Understanding and teaching *interconnectedness* requires guiding people beyond intellectual comprehension into direct experience and embodied awareness. It’s about shifting perception—from seeing the world as a collection of separate entities to sensing it as a living web of relationships.
1. Begin with Awareness of Self as Part of the Whole
Before people can perceive external systems, they must sense their own participation in them.
Mindfulness practice:
Invite participants to notice their breath as an exchange with the environment—oxygen entering, carbon dioxide leaving. This simple act reveals interdependence with plants and the atmosphere.
Body-based awareness:
Through Qigong or gentle movement, people can feel energy flow within and beyond the body, dissolving the illusion of separation. This embodied awareness becomes the foundation for understanding interconnectedness not as a concept, but as a lived truth.

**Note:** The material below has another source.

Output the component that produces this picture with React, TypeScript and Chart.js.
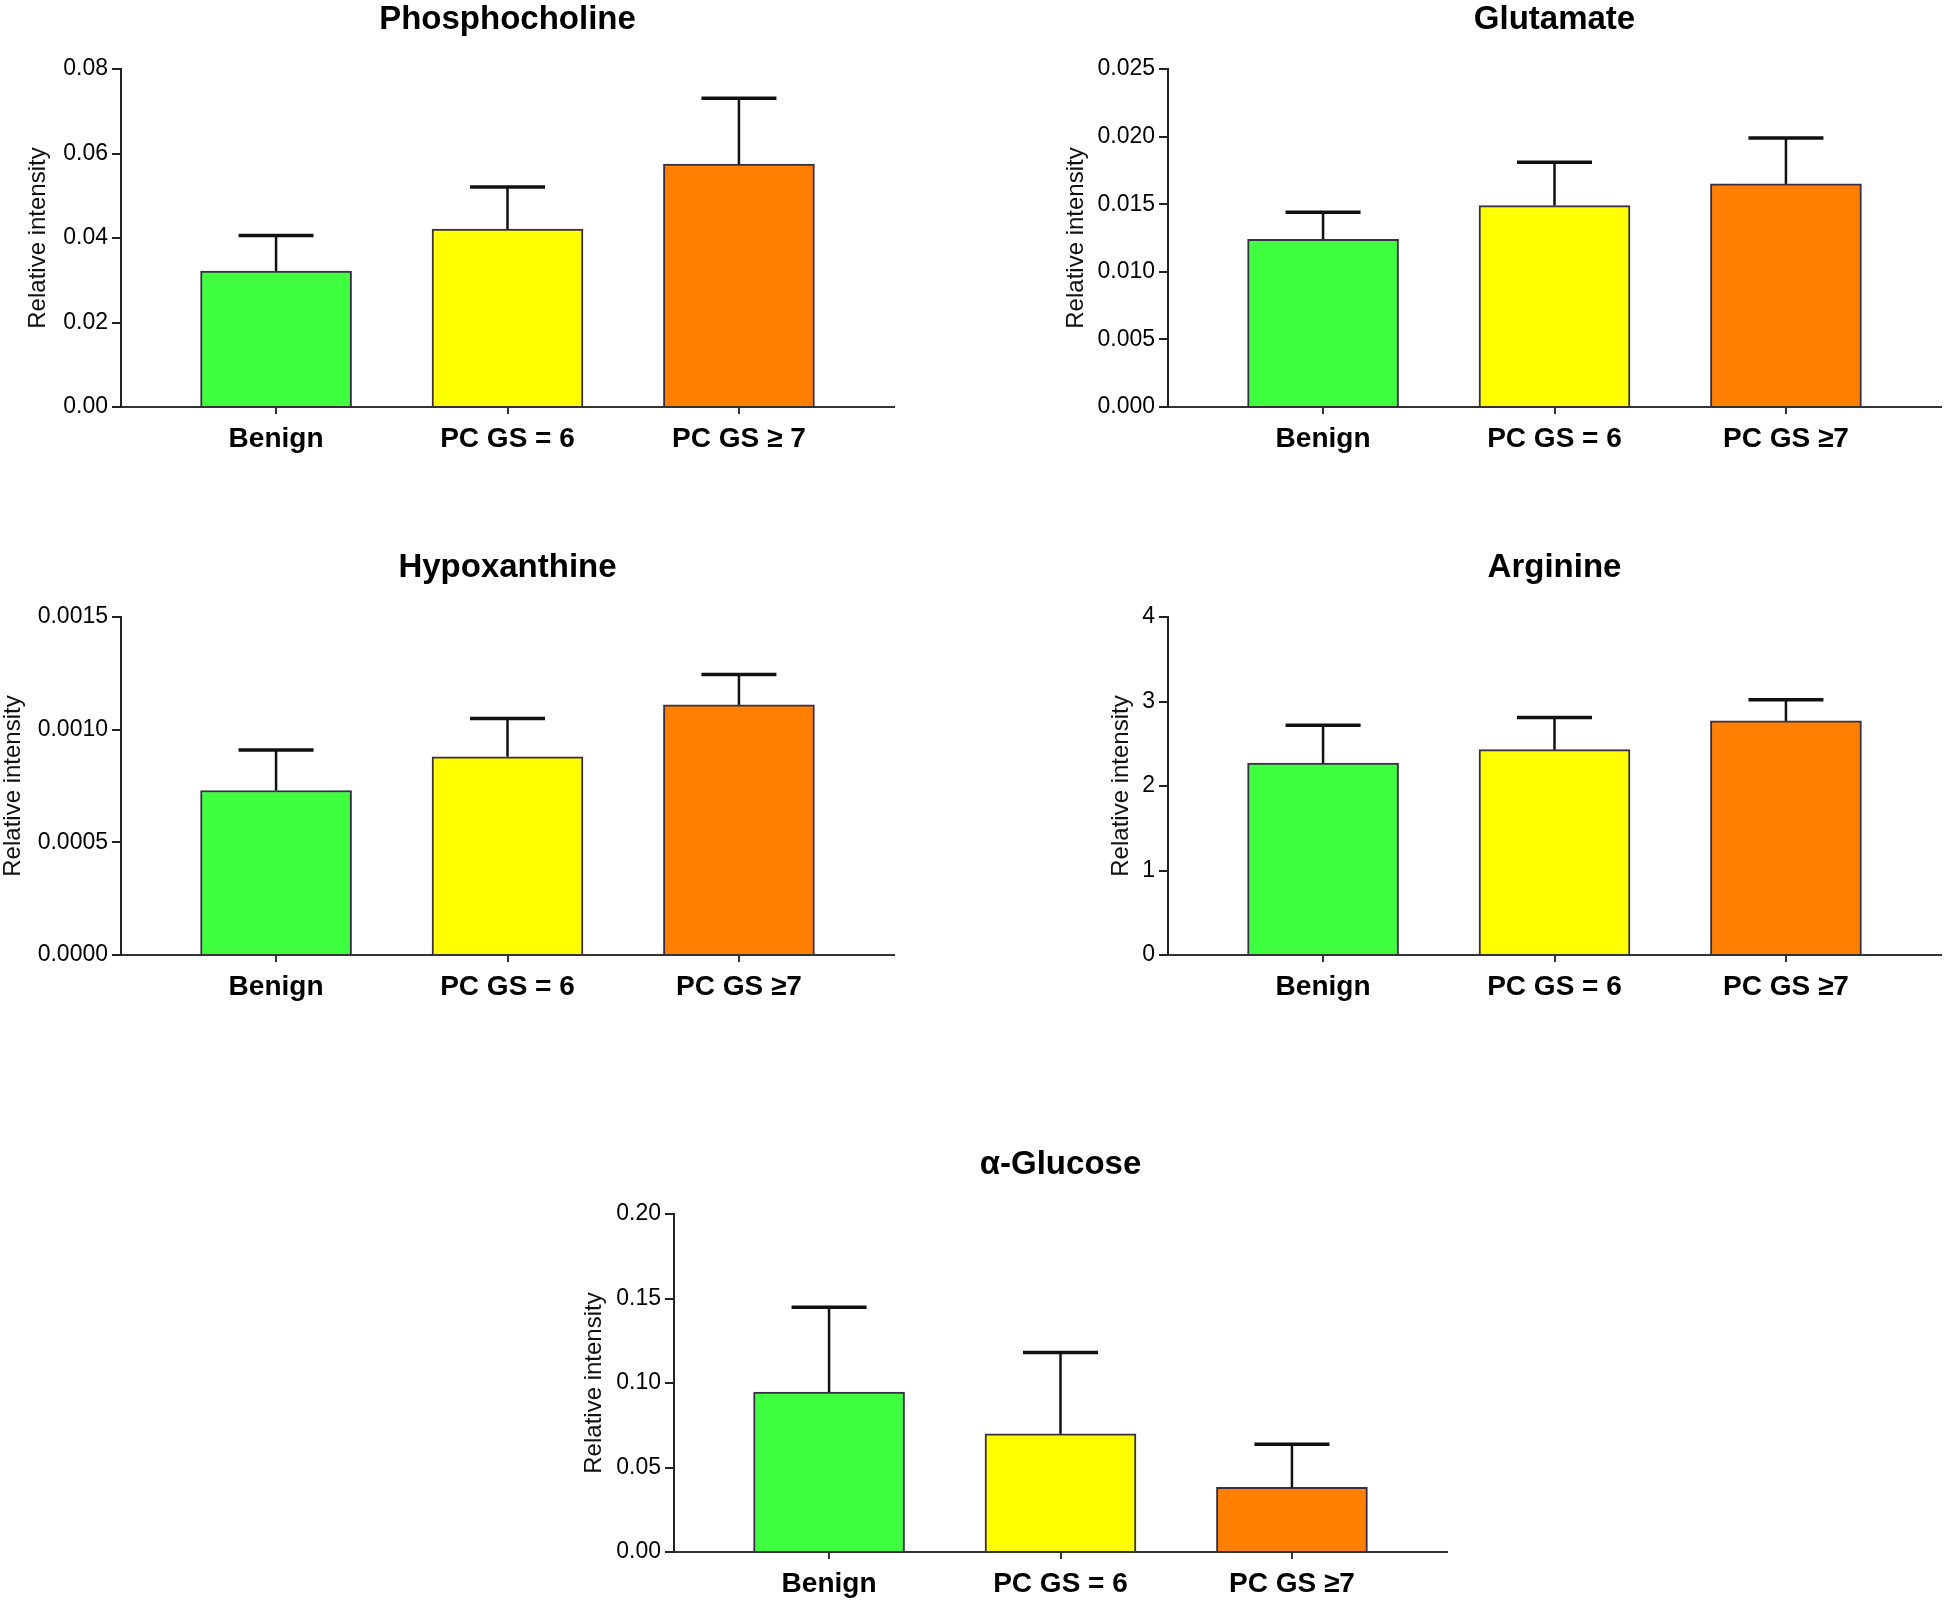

2. Reveal Patterns Through Systems Thinking
Once awareness is grounded, introduce frameworks that make invisible connections visible.
Causal loop diagrams:
Map how actions create feedback—how a company’s culture affects employee wellbeing, which in turn influences productivity and innovation.
Leverage points:
Discuss how small shifts in one part of a system can create large changes elsewhere, emphasizing responsibility and agency.
Nested systems:
Show how individuals exist within families, organizations, societies, and ecosystems—each influencing and being influenced by the others. This helps participants see that no decision or event stands alone.
3. Use Nature as a Living Teacher
Nature embodies interconnectedness effortlessly.
Observation walks:
Encourage participants to notice relationships—how fungi connect trees through mycelial networks, how pollinators sustain food systems.
Ecological metaphors:
Compare human systems to natural ones—diversity strengthens resilience, balance sustains growth, and waste in one process becomes nourishment in another. By observing nature, people internalize the wisdom of interdependence.
4. Cultivate Emotional and Ethical Connection
Understanding interconnectedness also awakens compassion.
Heart-based reflection:
Invite participants to contemplate how their wellbeing is tied to others’—how kindness, fairness, and care ripple outward.
Compassion practices:
Loving-kindness meditation or gratitude journaling can expand awareness from self to community to planet. This emotional dimension transforms understanding into responsibility.
5. Integrate Through Collective Practice
Interconnectedness becomes real when experienced in relationship.
Collaborative learning:
Design group projects where success depends on cooperation, listening, and shared purpose.
Dialogue circles:
Use deep listening and inquiry to explore how each person’s perspective contributes to a larger understanding.
Community rituals:
Shared movement, song, or silence can create a felt sense of unity beyond words. Through these experiences, people *feel* the web they are part of.
6. Encourage Continuous Reflection
Interconnectedness is not a single insight but an ongoing practice. Encourage journaling, art, or storytelling to help participants notice how their awareness evolves—how they see connections in daily life, relationships, and work.
Teaching interconnectedness, at its deepest level, is about awakening perception. It’s not only about systems or ecology—it’s about remembering that life itself is relationship, and that every thought, action, and breath participates in the whole.